Minnesota child care leaders are meeting this winter to address a lingering dilemma: the high cost that produces quality child care in licensed centers -- but prices some families out of the market.
Why is child care so costly in Minnesota?
Minnesota now ranks No. 3 nationally by one measure of child care expenses. Leaders on the issue hope to address the rising costs of center-based child care without sacrificing quality.
While officials have long known that Minnesota's child care costs are among the highest in the nation, they have been reluctant to propose cuts that might sacrifice quality. The urgency to address cost has grown, though, as the economy has eroded family incomes and child care has eaten up more of the average family budget.
Minnesota now ranks No. 3 nationally by one measure of child care expenses. The average cost of full-time care for one infant in a licensed center reached $13,650 in 2009, exceeding 15 percent of household income for a two-parent family. Only New York and Massachusetts were higher, as a share of income.
Ignoring such costs will cause stress for parents -- and that in turn harms children, said Karen Fogolin, associate director of the Minnesota Child Care Resource & Referral Network.
"If we step back from this, then we're not really putting the children at the center" of our concerns, she said.
Jill Hafstad leaves her two children, ages 3 and 1, at New Horizon Academy in Champlin each work day -- and spends more than tuition for most private schools, or even a year at the University of Minnesota. But Hafstad said the curriculum is great and the center's drop-off and pick-up times are more flexible than those at home day cares.
"If it's the best thing for my children," she said, "then it's a good sacrifice."
Until now, the marketplace has suggested that families will pay higher rates for improved quality, said Richard Chase, who has studied child care for St. Paul-based Wilder Research.

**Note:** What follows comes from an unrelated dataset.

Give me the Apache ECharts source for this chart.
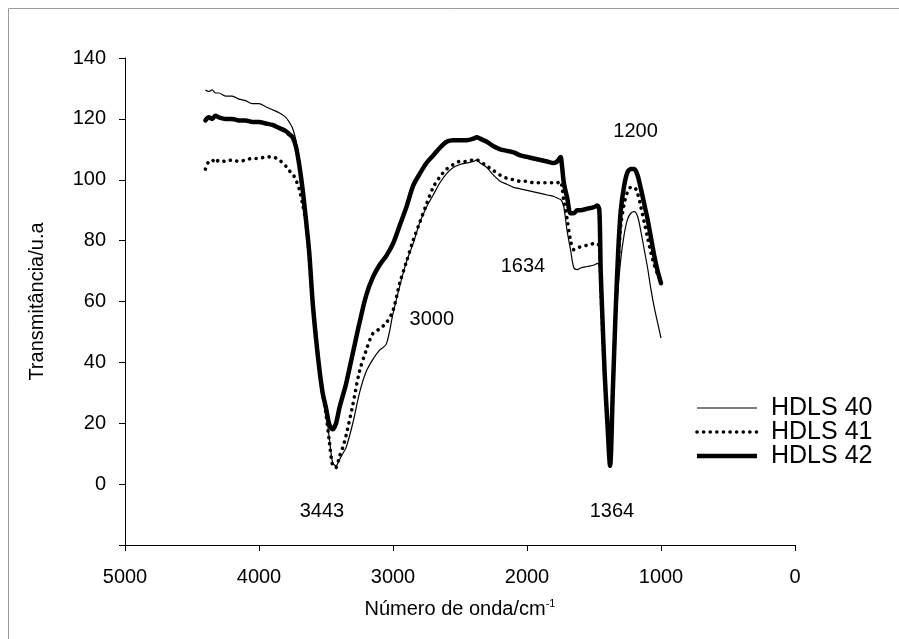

Whether the bad economy has changed those attitudes will become clearer this week when Wilder and the state Department of Human Services release results from a statewide survey of parents about child care. The last such survey was conducted in 2004.
Subsidies shrink
Aggravating the squeeze, eligibility for Minnesota child care subsidies has plummeted in the last decade. In 2001, a family of three could initially enroll for state subsidies if their income was less than $42,304, according to data from the National Women's Law Center. In 2009 the qualifying threshold had dropped to $32,167.
That was the steepest decline in the nation, and it dropped Minnesota from being one of the most generous states to the middle of the pack.

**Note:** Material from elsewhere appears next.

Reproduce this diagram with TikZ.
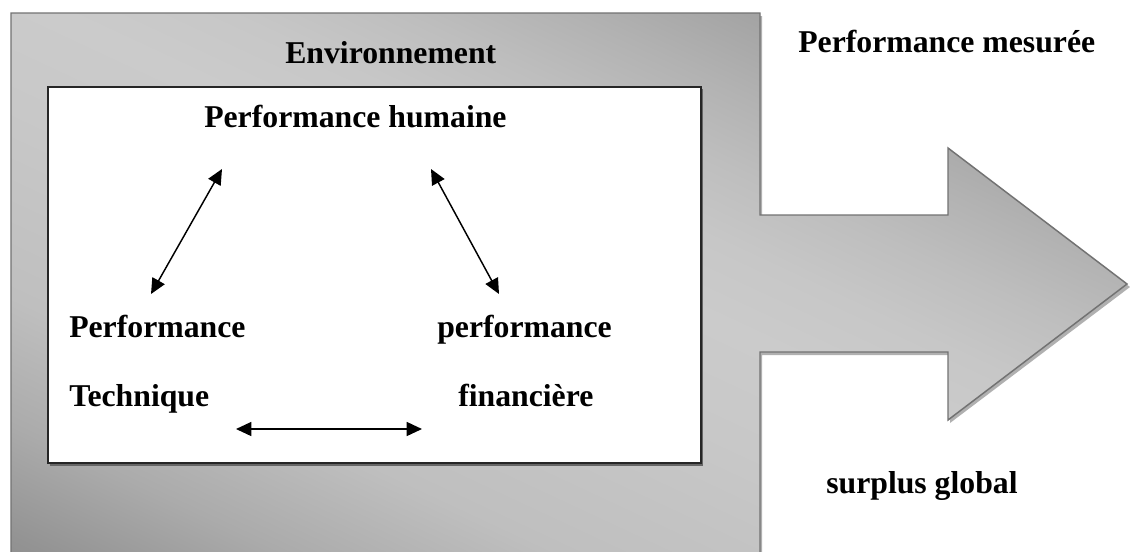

That is also widening the gap between haves and have-nots in securing quality care, Chase said. "It becomes more difficult, even with the subsidies, because the cost gets beyond what they can afford."
The high cost of center-based care might explain why Minnesota has a high rate of children in home day care or family child care homes. (These are distinct from informal care, in which parents leave children with relatives or neighbors.) The average cost of family child care in Minnesota is $7,600 -- $6,000 less than it costs at the average center. That gap between center-based and family home costs is the largest in the nation.

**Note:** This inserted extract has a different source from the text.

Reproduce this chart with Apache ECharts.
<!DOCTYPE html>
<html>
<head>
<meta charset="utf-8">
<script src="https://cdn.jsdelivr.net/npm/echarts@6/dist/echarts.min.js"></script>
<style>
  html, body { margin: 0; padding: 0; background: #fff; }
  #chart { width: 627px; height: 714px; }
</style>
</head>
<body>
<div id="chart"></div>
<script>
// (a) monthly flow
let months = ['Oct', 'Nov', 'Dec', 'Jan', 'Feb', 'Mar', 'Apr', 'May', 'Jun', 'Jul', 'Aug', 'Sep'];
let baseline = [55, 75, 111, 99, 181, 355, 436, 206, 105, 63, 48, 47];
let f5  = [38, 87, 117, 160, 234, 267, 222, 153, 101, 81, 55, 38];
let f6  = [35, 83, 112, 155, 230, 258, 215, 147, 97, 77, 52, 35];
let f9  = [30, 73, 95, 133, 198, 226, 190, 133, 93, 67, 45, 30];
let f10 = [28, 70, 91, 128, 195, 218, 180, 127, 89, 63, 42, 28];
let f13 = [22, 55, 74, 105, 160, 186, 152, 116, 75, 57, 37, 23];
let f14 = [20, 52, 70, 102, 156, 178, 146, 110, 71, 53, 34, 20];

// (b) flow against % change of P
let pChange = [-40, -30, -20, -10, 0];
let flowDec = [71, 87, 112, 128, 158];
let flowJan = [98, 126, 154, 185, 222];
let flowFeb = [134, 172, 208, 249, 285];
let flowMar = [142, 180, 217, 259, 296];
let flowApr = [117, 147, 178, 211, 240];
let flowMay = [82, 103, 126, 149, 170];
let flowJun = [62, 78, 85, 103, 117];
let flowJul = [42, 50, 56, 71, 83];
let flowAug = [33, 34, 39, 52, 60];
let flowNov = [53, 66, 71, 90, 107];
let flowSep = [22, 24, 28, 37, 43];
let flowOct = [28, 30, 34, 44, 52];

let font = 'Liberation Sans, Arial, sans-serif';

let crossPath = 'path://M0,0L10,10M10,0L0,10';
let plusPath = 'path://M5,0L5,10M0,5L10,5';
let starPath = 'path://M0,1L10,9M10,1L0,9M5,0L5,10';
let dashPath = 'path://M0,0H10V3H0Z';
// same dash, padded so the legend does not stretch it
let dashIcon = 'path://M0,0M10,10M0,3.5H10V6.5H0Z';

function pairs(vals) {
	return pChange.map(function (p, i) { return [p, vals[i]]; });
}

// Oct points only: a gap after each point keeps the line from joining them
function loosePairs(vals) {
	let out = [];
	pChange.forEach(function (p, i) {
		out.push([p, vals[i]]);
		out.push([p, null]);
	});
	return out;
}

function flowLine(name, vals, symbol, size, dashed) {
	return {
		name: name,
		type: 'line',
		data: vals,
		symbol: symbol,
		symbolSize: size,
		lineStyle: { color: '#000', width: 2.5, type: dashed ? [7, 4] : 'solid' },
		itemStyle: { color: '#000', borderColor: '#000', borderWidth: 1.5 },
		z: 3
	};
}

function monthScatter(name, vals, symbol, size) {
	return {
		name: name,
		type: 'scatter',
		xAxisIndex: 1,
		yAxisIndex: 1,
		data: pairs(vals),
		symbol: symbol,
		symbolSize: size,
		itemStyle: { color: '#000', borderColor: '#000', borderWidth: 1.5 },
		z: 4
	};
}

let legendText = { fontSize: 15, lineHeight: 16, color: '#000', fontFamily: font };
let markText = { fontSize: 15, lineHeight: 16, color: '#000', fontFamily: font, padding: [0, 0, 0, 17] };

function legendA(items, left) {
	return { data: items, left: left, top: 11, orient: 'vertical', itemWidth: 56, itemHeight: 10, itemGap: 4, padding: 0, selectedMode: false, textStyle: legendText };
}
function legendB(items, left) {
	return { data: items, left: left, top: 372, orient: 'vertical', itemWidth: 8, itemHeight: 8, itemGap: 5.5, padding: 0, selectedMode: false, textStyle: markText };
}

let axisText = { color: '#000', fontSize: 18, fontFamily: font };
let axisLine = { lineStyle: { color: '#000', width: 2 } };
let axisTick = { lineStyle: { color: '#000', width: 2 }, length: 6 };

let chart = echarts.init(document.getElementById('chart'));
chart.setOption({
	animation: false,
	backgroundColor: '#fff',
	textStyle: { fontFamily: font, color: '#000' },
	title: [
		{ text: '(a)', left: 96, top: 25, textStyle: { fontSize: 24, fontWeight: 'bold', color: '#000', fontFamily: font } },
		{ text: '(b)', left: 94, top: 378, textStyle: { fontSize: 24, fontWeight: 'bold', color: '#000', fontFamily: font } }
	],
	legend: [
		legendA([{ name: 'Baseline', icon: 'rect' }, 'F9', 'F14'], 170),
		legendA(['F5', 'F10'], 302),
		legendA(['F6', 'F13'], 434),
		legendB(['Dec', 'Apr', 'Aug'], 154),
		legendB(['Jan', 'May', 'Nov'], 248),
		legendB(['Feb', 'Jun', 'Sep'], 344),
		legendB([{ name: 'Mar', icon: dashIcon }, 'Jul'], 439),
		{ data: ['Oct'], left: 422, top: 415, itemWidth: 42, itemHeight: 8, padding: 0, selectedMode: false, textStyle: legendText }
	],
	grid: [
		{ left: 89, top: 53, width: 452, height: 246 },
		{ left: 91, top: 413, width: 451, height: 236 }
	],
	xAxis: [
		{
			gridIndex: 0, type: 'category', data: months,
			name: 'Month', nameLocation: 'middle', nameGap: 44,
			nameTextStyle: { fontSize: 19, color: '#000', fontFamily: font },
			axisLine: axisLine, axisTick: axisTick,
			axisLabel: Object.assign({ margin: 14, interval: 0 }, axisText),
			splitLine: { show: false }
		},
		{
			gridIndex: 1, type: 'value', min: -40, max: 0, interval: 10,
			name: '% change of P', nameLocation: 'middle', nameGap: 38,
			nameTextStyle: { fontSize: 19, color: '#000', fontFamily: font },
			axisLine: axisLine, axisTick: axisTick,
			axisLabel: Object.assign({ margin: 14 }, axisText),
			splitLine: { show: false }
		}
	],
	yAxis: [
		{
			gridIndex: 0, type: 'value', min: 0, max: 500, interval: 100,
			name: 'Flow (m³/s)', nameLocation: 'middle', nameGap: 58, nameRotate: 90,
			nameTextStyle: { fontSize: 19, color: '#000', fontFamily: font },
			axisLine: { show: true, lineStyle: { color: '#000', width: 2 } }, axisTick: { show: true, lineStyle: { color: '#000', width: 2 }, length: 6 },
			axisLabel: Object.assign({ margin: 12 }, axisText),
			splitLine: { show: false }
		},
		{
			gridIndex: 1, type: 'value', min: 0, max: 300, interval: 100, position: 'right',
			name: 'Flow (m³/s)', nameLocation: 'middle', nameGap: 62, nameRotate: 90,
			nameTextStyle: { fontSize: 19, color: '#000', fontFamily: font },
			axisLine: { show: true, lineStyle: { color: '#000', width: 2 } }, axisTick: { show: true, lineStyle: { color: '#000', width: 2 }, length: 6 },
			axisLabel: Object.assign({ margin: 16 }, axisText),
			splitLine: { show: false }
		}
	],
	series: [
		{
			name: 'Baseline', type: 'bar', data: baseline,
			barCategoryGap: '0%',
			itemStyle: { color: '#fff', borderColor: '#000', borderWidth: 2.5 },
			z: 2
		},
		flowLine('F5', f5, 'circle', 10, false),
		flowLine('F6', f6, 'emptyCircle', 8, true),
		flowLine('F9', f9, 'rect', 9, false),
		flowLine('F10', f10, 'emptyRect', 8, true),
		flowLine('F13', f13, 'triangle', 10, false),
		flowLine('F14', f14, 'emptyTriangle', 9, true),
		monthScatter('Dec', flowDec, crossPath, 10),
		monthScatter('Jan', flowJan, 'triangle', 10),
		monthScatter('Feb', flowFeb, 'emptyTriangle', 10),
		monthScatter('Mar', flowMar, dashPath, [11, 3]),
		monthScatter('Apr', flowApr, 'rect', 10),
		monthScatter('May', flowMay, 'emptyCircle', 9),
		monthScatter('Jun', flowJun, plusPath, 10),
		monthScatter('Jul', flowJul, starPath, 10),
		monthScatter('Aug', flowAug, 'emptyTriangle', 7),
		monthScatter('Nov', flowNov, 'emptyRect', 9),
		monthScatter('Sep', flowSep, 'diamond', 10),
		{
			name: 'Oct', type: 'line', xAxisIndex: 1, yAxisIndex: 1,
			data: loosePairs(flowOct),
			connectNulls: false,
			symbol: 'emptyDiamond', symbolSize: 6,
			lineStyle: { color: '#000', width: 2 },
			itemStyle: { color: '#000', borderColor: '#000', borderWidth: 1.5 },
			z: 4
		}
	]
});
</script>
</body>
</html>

What bothers Chad Dunkley, president of the Minnesota ChildCare Association, is that high costs and low subsidies might force families to settle for whatever care is affordable and available, even when it isn't a good fit for their kids.
"In their guts, they know this isn't the best place, 'But it's the only one I can afford,'" he said.
Dunkley, an administrator for New Horizon, said the state should restore subsidies to higher levels because of the evidence that quality child care encourages better school performance.
However, child care advocates don't expect much progress at the Legislature with the state facing a $6 billion budget deficit. They also don't want to weaken state teacher-to-child ratios or other standards that raise costs as well as quality.
Cost puzzle
Explaining Minnesota's high costs isn't easy. The state requires one teacher for every four infants in licensed centers -- but a 2007 national report shows 35 states have ratios that are at least equivalent.
Minnesota's high-cost status might be a mirage, said Ann McCully, executive director of the Minnesota network. In all states, child care is more expensive in metro areas than in rural areas. Minnesota simply might have more center-based care in metro areas, and family home care in rural areas.
Mirage or not, McCully hopes the network's working group can find examples of child care centers locally and nationally that have found ways to become more efficient. Some centers have aligned with others to buy bulk supplies, or to share administrative services.
Jill Hafstad will celebrate the day her family is relieved of the big child care bill. But she wouldn't trade New Horizon for anything. Her children look forward to child care each morning. Hafstad knows other parents who can't say that.
Melissa Aumer has similar feelings about her boys, 2 and 4, going to New Horizon. Center-based care is a big chunk of the family budget, but Aumer and her husband view it as an investment. And they don't expect a windfall when their kids graduate to elementary school.
"Then it'll be sports and whatever else," she said.